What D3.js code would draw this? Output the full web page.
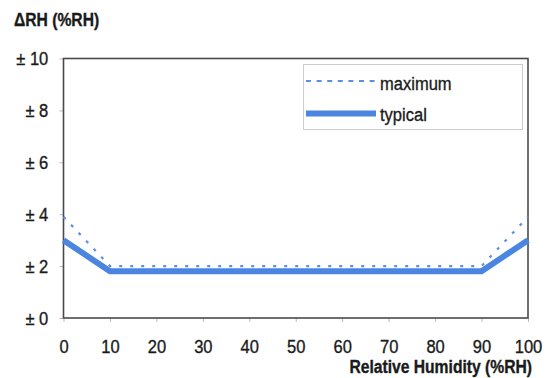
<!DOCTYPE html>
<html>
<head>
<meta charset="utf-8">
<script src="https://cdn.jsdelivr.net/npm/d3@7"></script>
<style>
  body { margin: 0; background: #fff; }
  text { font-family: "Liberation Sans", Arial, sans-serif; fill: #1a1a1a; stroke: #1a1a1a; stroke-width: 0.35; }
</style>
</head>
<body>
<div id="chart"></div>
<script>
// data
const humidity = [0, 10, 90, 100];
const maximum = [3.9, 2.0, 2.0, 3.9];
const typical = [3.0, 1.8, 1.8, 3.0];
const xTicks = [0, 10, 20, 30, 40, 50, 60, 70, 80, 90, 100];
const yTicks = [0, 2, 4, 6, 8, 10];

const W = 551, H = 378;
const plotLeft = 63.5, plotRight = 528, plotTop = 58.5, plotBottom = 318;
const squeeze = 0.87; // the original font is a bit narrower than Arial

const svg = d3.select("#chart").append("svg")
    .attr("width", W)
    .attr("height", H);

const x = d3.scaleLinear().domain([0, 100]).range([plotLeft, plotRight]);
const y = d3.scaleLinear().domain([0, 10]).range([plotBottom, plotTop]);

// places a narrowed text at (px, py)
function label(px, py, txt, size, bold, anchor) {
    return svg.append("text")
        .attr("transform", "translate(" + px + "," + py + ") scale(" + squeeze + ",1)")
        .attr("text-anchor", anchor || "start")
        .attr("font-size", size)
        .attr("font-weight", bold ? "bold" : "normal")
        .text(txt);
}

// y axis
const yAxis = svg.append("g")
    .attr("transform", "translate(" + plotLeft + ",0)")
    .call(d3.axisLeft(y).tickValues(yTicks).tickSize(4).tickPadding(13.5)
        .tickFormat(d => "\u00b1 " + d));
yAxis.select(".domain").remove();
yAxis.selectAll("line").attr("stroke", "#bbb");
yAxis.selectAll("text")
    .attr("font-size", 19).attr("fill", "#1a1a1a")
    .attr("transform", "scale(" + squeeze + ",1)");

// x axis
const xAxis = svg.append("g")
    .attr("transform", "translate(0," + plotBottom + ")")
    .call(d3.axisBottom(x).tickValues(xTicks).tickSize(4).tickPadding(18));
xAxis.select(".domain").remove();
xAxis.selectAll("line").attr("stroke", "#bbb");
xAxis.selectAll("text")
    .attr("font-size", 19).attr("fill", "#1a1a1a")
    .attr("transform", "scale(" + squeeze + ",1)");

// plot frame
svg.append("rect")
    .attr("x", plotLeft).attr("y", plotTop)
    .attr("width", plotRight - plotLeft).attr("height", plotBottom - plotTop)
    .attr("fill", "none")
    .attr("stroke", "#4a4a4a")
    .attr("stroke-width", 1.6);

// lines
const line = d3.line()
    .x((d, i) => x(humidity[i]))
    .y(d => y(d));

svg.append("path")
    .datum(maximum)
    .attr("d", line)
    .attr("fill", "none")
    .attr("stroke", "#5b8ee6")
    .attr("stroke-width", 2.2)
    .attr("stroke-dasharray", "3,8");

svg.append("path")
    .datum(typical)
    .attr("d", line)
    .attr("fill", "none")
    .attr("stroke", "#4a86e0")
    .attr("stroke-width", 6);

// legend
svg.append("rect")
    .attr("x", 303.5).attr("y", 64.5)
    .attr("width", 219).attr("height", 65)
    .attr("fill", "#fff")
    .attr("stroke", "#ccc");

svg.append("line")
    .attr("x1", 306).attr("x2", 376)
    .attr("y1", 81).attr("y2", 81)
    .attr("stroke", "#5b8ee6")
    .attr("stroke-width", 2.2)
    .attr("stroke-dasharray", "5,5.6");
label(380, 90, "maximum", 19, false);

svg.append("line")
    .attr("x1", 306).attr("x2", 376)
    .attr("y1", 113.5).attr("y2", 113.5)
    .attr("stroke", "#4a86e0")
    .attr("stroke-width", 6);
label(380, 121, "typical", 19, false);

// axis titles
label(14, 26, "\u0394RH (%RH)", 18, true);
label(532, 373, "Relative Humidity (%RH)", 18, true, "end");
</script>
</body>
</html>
· · · ·
▶ **Direction**:
Repeat the lines of the listing above verbatim, beginning at its first line and ending at the line containing "const yTicks = [0, 2, 4, 6, 8, 10];", which is included. Omit pictures.

▶ **Reply to the exercise**:
What D3.js code would draw this? Output the full web page.
<!DOCTYPE html>
<html>
<head>
<meta charset="utf-8">
<script src="https://cdn.jsdelivr.net/npm/d3@7"></script>
<style>
  body { margin: 0; background: #fff; }
  text { font-family: "Liberation Sans", Arial, sans-serif; fill: #1a1a1a; stroke: #1a1a1a; stroke-width: 0.35; }
</style>
</head>
<body>
<div id="chart"></div>
<script>
// data
const humidity = [0, 10, 90, 100];
const maximum = [3.9, 2.0, 2.0, 3.9];
const typical = [3.0, 1.8, 1.8, 3.0];
const xTicks = [0, 10, 20, 30, 40, 50, 60, 70, 80, 90, 100];
const yTicks = [0, 2, 4, 6, 8, 10];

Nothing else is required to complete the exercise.